I got to Kabul early Monday morning, (boy was I glad to finally get here but more on that later). They had arranged for me to get here by helicopter so that was really cool. It is a rather short flight from Bagram to Kabul and the first window seat I had in the journey over. Afghanistan (at least the part between Bagram and Kabul) is a very pretty country from a few hundred feet up. Lush green fields with small villages and random houses scattered here and there. All the houses are more like compounds in that they all have a walled in area around the house and yard. The walls are maybe 6-8 ft high and are made out of mud/adobe just like the houses. If the good fences make good neighbors saying really is true Afghans are probably the best neighbors. I hope I get at least one more helicopter trip while I’m here, it really is an awesome way to fly.

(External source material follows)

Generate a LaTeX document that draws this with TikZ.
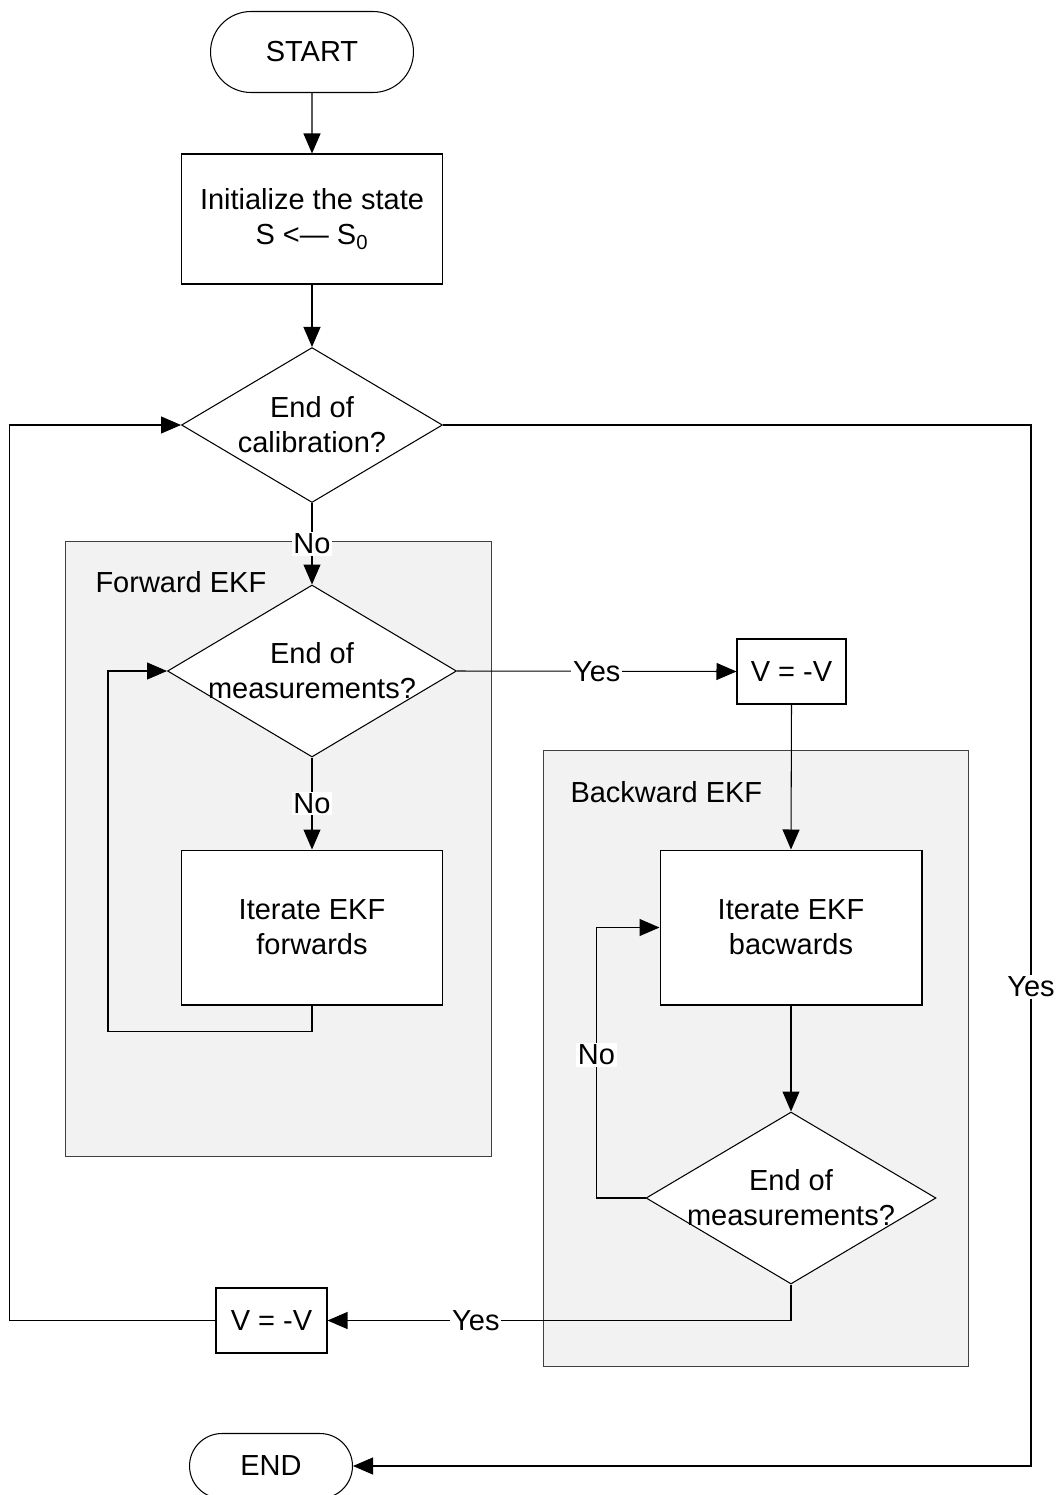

Getting here was a bit of a journey but from what I’ve been told I had it rather well. The flights from the US to Germany and Germany to Kuwait actually went really well. I got to sit in “first class” so that was fun. Ok it isn’t really first class the seats are the same as the rest of the plane but it was where the first class cabin would normally be. The plane wasn’t full either so everyone either had an isle seat or an open seat next to them so that made the trip much more enjoyable too. Airline food wasn’t as bad as I remember it being or maybe the food at CRC just lowered my standards. The stop in Germany was nice since it was long enough to get out and walk around but we didn’t really have to sit and wait or anything.
Once we got to Kuwait we were taken to the transient housing facility/air hub and sort of just dropped off with very little in the way of direction. Which, if you’ve never been in that situation before, is somewhat intimidating. Once I got a map and found out where I needed to go to check in I was good. Got billeting for the night and then grabbed some food and a shower, which both greatly improved morale. Yeah in Kuwait and the best thing I can find to eat is KFC, go figure. After that I made my way to the pax (passenger) “terminal” to find out about flights. Pretty much everyone flies standby so if you get on a flight seems to involve a bit of black magic/voodoo/etc. So you just show up for every flight to your destination and hope they call your name. I was lucky since the guy I’m replacing put in a reservation for me which can help move you up the list. I wasn’t really tired and the Derby was on tv so I figured why not stay up and watch it, I always seem to miss it anyway. I forgot the derby has more pre-coverage than the superbowl. (It is a 2 min long race!!!) Anyway by the time that was over I was sufficiently tired and went to bed. Kuwait at night is hot, dry and dusty with nothing to do but wait for your flight, I wanted to spend as few days there as possible. Luckily in the morning I found out I was going to be on the first flight out so that was great news. Some people get stuck there for days or even a week. I hope to never experience that. Then a C-17 ride to Bagram and I was finally in Afghanistan. Flying in a C-17 is another interesting experience, strapped in sitting along the wall of the aircraft like you seen in picture of paratroopers waiting to jump.
Bagram is huge and kind of what you might expect a large base in a warzone to look like, crowded, dirty, shipping containers and equipment everywhere. The guys that I’ll be working with that are located in Bagram picked me up and showed me around a little and took me to get some food. We worked out plans for the morning but those all got canned when we found out when my flight to Kabul was. Oh well. I didn’t sleep much that night, combination of jet lag, excitement, and being a few hundred yards from an active runway with jets taking off/landing 24/7 probably had something to do with it. I didn’t want to put in my ear plug because I was afraid I would miss my alarm and then my flight. In the end it all worked out and am getting my sleep pattern back to normal. From Kuwait to Kabul was a bit of an adventure but luckily the guy im replacing did a great job getting things set up and making it less of a hassle. Still I was very relieved to get here and be done traveling. Now I just have to get a non-temp room (actually I have the place to myself at the moment so in some regards it's better than the real room I'll move into later). The temp showers are somewhat lacking but ehh I've had worse.
Overall my first few days here have been pretty good, the compound is pretty nice and so are the guys I work with. The type of work is totally different than anything I’ve done before so it will take some getting used to but I think I can adjust. I’ll write more later about the compound itself but now I need to get to bed, another early day tomorrow.